その後、交換できる商品を大幅に拡充し、分別への関心を高めると共にモチベーションアップを計っています。

くるくるショップ

▲くるくるショップ

ちりつもポイント交換商品一覧表

▲ポイント交換できる商品

ゼロ・ウェイスト政策における住民との連携

このような住民主体のごみ処理政策に理解を得られた要因としては、平成5年にスタートしたまちづくり研修、「1Q運動会」(1Question=地域づくりにあたり、住民個々が地域について疑問を持ち、地域課題を明らかにし、住民と職員がそれぞれの役割を担いながら解決していくという手法を取り入れた研修)にあります。

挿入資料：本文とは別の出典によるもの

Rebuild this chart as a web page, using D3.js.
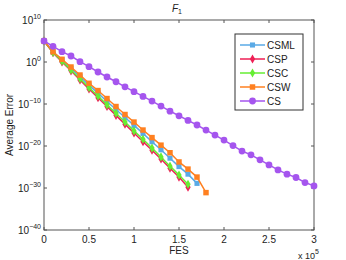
<!DOCTYPE html>
<html>
<head>
<meta charset="UTF-8">
<title>F1 convergence</title>
<script src="https://d3js.org/d3.v7.min.js"></script>
<style>
  body { margin: 0; background: #fff; }
  text { font-family: "Liberation Sans", Arial, sans-serif; }
</style>
</head>
<body>
<svg id="chart"></svg>
<script>
// FES in units of 1e5, error as log10
const fes = d3.range(0, 31).map(i => i / 10);
const csml = [5, 2.4, 0.5, -1.5, -3.5, -5.5, -7.4, -9.4, -11.3, -13.2, -15.1, -17.0, -19.0, -20.9, -22.9, -24.9, -26.7, -28.9];
const csp  = [5, 2.2, 0.0, -2.1, -4.3, -6.4, -8.5, -10.6, -12.7, -14.8, -16.9, -19.0, -21.0, -23.1, -25.3, -27.4, -29.8];
const csc  = [5, 2.3, 0.2, -1.9, -4.0, -6.1, -8.1, -10.2, -12.2, -14.3, -16.4, -18.4, -20.5, -22.6, -24.8, -26.9, -29.1];
const csw  = [5, 2.45, 0.64, -1.19, -3.1, -5.07, -6.8, -8.7, -10.6, -12.5, -14.3, -16.2, -18.0, -19.8, -21.6, -23.8, -25.5, -27.4, -31.1];
const cs   = [5, 3.74, 2.45, 1.43, 0.07, -1.12, -2.38, -3.57, -4.7, -5.9, -7.07, -8.2, -9.3, -10.5, -11.7, -12.8, -13.9, -15.0, -16.2, -17.4, -18.6, -19.9, -21.2, -22.1, -23.3, -24.5, -25.7, -26.7, -27.5, -28.7, -29.5];
const xTicks = [0, 0.5, 1, 1.5, 2, 2.5, 3];
const yTicks = [10, 0, -10, -20, -30, -40];

const series = [
  { name: "CSML", vals: csml, color: "#5aaae6", shape: d3.symbolSquare, size: 26 },
  { name: "CSP",  vals: csp,  color: "#ee1f55", shape: d3.symbolDiamond, size: 24 },
  { name: "CSC",  vals: csc,  color: "#66ee33", shape: d3.symbolDiamond, size: 24 },
  { name: "CSW",  vals: csw,  color: "#ff8020", shape: d3.symbolSquare, size: 30 },
  { name: "CS",   vals: cs,   color: "#a555ee", shape: d3.symbolCircle, size: 36 }
];

const width = 346, height = 260;
const m = { left: 44, right: 32, top: 20, bottom: 30 };
const svg = d3.select("#chart").attr("width", width).attr("height", height);

const x = d3.scaleLinear().domain([0, 3]).range([m.left, width - m.right]);
const y = d3.scaleLinear().domain([-40, 10]).range([height - m.bottom, m.top]);

const axisColor = "#555";

// box
svg.append("rect")
  .attr("x", x(0)).attr("y", y(10))
  .attr("width", x(3) - x(0)).attr("height", y(-40) - y(10))
  .attr("fill", "none").attr("stroke", axisColor).attr("stroke-width", 1);

// ticks on all four sides
const tl = 3;
xTicks.forEach(t => {
  svg.append("line").attr("x1", x(t)).attr("x2", x(t)).attr("y1", y(-40)).attr("y2", y(-40) - tl).attr("stroke", axisColor);
  svg.append("line").attr("x1", x(t)).attr("x2", x(t)).attr("y1", y(10)).attr("y2", y(10) + tl).attr("stroke", axisColor);
  svg.append("text").attr("x", x(t)).attr("y", y(-40) + 13)
    .attr("text-anchor", "middle").attr("font-size", 10).attr("fill", "#222").text(t);
});
yTicks.forEach(t => {
  svg.append("line").attr("x1", x(0)).attr("x2", x(0) + tl).attr("y1", y(t)).attr("y2", y(t)).attr("stroke", axisColor);
  svg.append("line").attr("x1", x(3)).attr("x2", x(3) - tl).attr("y1", y(t)).attr("y2", y(t)).attr("stroke", axisColor);
  const lbl = svg.append("text").attr("x", x(0) - 3).attr("y", y(t) + 4)
    .attr("text-anchor", "end").attr("font-size", 10).attr("fill", "#222");
  lbl.append("tspan").text("10");
  lbl.append("tspan").attr("dy", -5).attr("font-size", 7).text(t < 0 ? "\u2212" + (-t) : t);
});

// axis labels
svg.append("text").attr("x", x(1.5)).attr("y", height - 6)
  .attr("text-anchor", "middle").attr("font-size", 10).attr("fill", "#222").text("FES");
svg.append("text").attr("transform", `translate(13,${(y(10) + y(-40)) / 2}) rotate(-90)`)
  .attr("text-anchor", "middle").attr("font-size", 10).attr("fill", "#222").text("Average Error");
const mult = svg.append("text").attr("x", 298).attr("y", 259).attr("font-size", 9).attr("fill", "#222");
mult.append("tspan").text("x 10");
mult.append("tspan").attr("dy", -5).attr("font-size", 7).text("5");

// title
const title = svg.append("text").attr("x", x(1.5) - 2).attr("y", 12)
  .attr("text-anchor", "middle").attr("font-family", "Liberation Serif, serif")
  .attr("font-style", "italic").attr("font-size", 10).attr("fill", "#222");
title.append("tspan").text("F");
title.append("tspan").attr("dy", 2).attr("font-size", 7).attr("font-style", "normal").text("1");

// series
const line = d3.line().x((d, i) => x(fes[i])).y(d => y(d));
series.forEach(s => {
  const g = svg.append("g");
  g.append("path").datum(s.vals).attr("d", line)
    .attr("fill", "none").attr("stroke", s.color).attr("stroke-width", 1.5);
  g.selectAll("path.mk").data(s.vals).join("path").attr("class", "mk")
    .attr("d", d3.symbol().type(s.shape).size(s.size))
    .attr("transform", (d, i) => `translate(${x(fes[i])},${y(d)})`)
    .attr("fill", s.color);
});

// legend
const lg = svg.append("g");
lg.append("rect").attr("x", 235).attr("y", 34).attr("width", 68).attr("height", 76)
  .attr("fill", "#fff").attr("stroke", "#333").attr("stroke-width", 1);
series.forEach((s, i) => {
  const yy = 45 + i * 14;
  lg.append("line").attr("x1", 240).attr("x2", 265).attr("y1", yy).attr("y2", yy)
    .attr("stroke", s.color).attr("stroke-width", 1.5);
  lg.append("path").attr("d", d3.symbol().type(s.shape).size(s.size))
    .attr("transform", `translate(252.5,${yy})`).attr("fill", s.color);
  lg.append("text").attr("x", 267).attr("y", yy + 4).attr("font-size", 10).attr("fill", "#222").text(s.name);
});
</script>
</body>
</html>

自ら企画・実践するまちづくりを進めてきたことがごみ処理においても有効に作用し、当初は反発が強かったごみ分別ですが、ゼロ・ウェイスト政策を「まちおこし・まちづくり」と位置づけることにより、目標に向かって協働することができました。

ポイント制度掲載の広報誌

▲H30.10月号広報に掲載

リデュースの取組

ここまで、「出たごみをどう処理するか」という消費者サイドの取組を続け、リサイクル率も約8割を達成しましたが、最早これ以上のごみ削減は困難であり、今後は「いかにごみになるものを減らすか」が重要です。

そのため、「ごみの出ない」売り方・買い方のモデルを提案する仕組みとして「量り売り」に着目し、町内2つの飲食店において、食事で提供している原材料等を対象商品として、食品ロスをできるだけ出さない仕組みで販売する実証実験をしました。これが、「何とかごみを減らしたい」と思っている町内外の方をお店と結びつける結果となり、当町の課題の1つである「町内店舗での買い物促進」への一助にもなりました。これを受け、他の飲食店や商店でも量り売りに取り組んでくれるようになり、「どの店で何を量り売りで買えるのか」を広報誌で周知するとともに、量り売り利用者やレジ袋を断った利用者に対してもポイントを付与することとし、住民が積極的に参加できる仕組みを作りました。

量り売りは、店舗にとっては新たな顧客へのサービス価値提供の機会となり、「ゼロ・ウェイストの町、上勝」を体現する手段として広報効果も期待できることから、更なる廃棄物削減に資する有力なツールとして、普及・啓発活動に努めています。

オイル量り売りの様子

オイル量り売り什器

▲量り売りでオイルを購入

ゼロ・ウェイストセンターの役割

ゴミステーションは老朽化に伴い新たな施設を建設中で、「ゼロ・ウェイストセンター」として本年4月20日オープンの予定です。

ごみ問題は、消費者・生産者・行政が一体となって取り組むことが重要です。今後はこの施設を拠点として、消費者と生産者双方へごみを出さない、つくらないための提案や情報提供をしていくとともに、当町のゼロ・ウェイストを「滞在して体験する」ことができるよう、プログラム作りなども行ってまいります。皆さまぜひ一度訪れてみてください。

この活動を通じてゼロ・ウェイストの輪がますます広がっていくことを願い、さらに取組を進めてまいります。